A Letter to my Anxious Self

Our eleven part series of Pastoral Helps continues! We hope you are finding the talks and devotionals helpful. If you’ve just dropped in, you can sign up for the free Navigating Worry course here.

In this eighth post, we have found a helpful tool that helps some people struggling with anxiety, is to write a short letter to read during troubled times and difficult seasons…I hope this post helps ♡

Friend

I know you are in the middle of one of those times when the familiar is out of reach and peace is silent, I know you are scared. 

So first off, well done for even picking up this letter. You will come through this. I don’t know how long it will take, because, as ever, anxiety doesn’t respect your time, appointments, or social occasions, sleep, holidays… the list goes on. 

But let’s remember a few things! 

You are strong, courageous, and creative. 

You are loved by many, and you are beautiful kind. 

You have so much to look forward to, this time you’re in will not become who you are. 

Please, be kind to yourself by taking one step to wellness. 

Knowing you, it’d be good to acknowledge the source of your anxiety. Remember, anxiety is normal and ok and even embrace it and accept the thoughts – just don’t believe them. 

You are not going insane, you might be afraid, but you’re not losing it. 

I know your room feels safer than anywhere else, but try and engage with life and don’t isolate yourself today. 

Remember when you’re well, you always say that the moment you reached out to someone, that It changed everything? 

Remember the emoji symbol you use with your friend to let her know you’re struggling. Maybe now’s the time to send it…? 

Just a few more tips to remember that have worked for you in the past! 

Get into nature, eat healthy, whole food, drink water. Cut down on caffeine and dare I say it, alcohol – your body needs to reduce the toxins – plus you need a good night’s sleep. 

Stop googling symptoms and illnesses – you don’t have time to worry about things you don’t have. 

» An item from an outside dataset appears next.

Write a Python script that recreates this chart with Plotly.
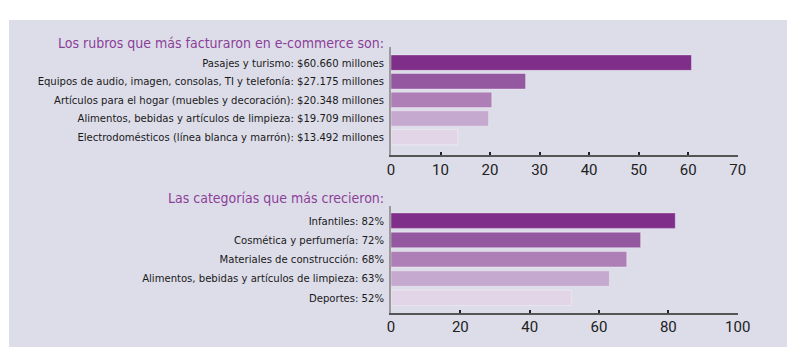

Remember the times that you have come through – there is light, and there is a future for you. You are stronger than your anxiety, which means you have the strength to cope with your anxiety.  

From, Your thoughtful self

Scott 

Simply knowing that I’m prone to anxiety helps me when I start to feel anxious. I used to think that I couldn’t possibly struggle with depression or anxiety because I have the Holy Spirit, but yet I would obsess about my regrets and get extremely nervous in social situations which led me to believe that my insecurities must be true and that I’m actually not acceptable to other people. Then, when a series of life events made my anxiety severe (still not knowing it was anxiety) I started to experience all kinds of physical symptoms and pains which made me all the more anxious, increasing the physical symptoms to the point where I literally couldn’t sleep or function, and I had to seek help. Some of those mild physical symptoms still come up when I start to feel anxious, but knowing that I’m feeling light-headed because of anxiety and not because of a heart condition allows me to breathe, change my thoughts, and let it pass. When I was paranoid about every twinge in my body, my counselor instructed me to ignore them for 10 minutes before I investigate the pain. I almost never thought about that twinge ever again. I had to learn that just because I thought something, it didn’t make it true. This involves turning to God for what is true because even if I do experience a twinge that turns out to be a disease, He promises peace.

Meditate and Memorise: 

‘So let us acknowledge him! Let us seek to acknowledge the LORD! He will come to our rescue as certainly as the appearance of the dawn, as certainly as the winter rain comes, as certainly as the spring rain that waters the land.’ Hosea 6:3

Listen: Steadfast, Joshua Leventhal.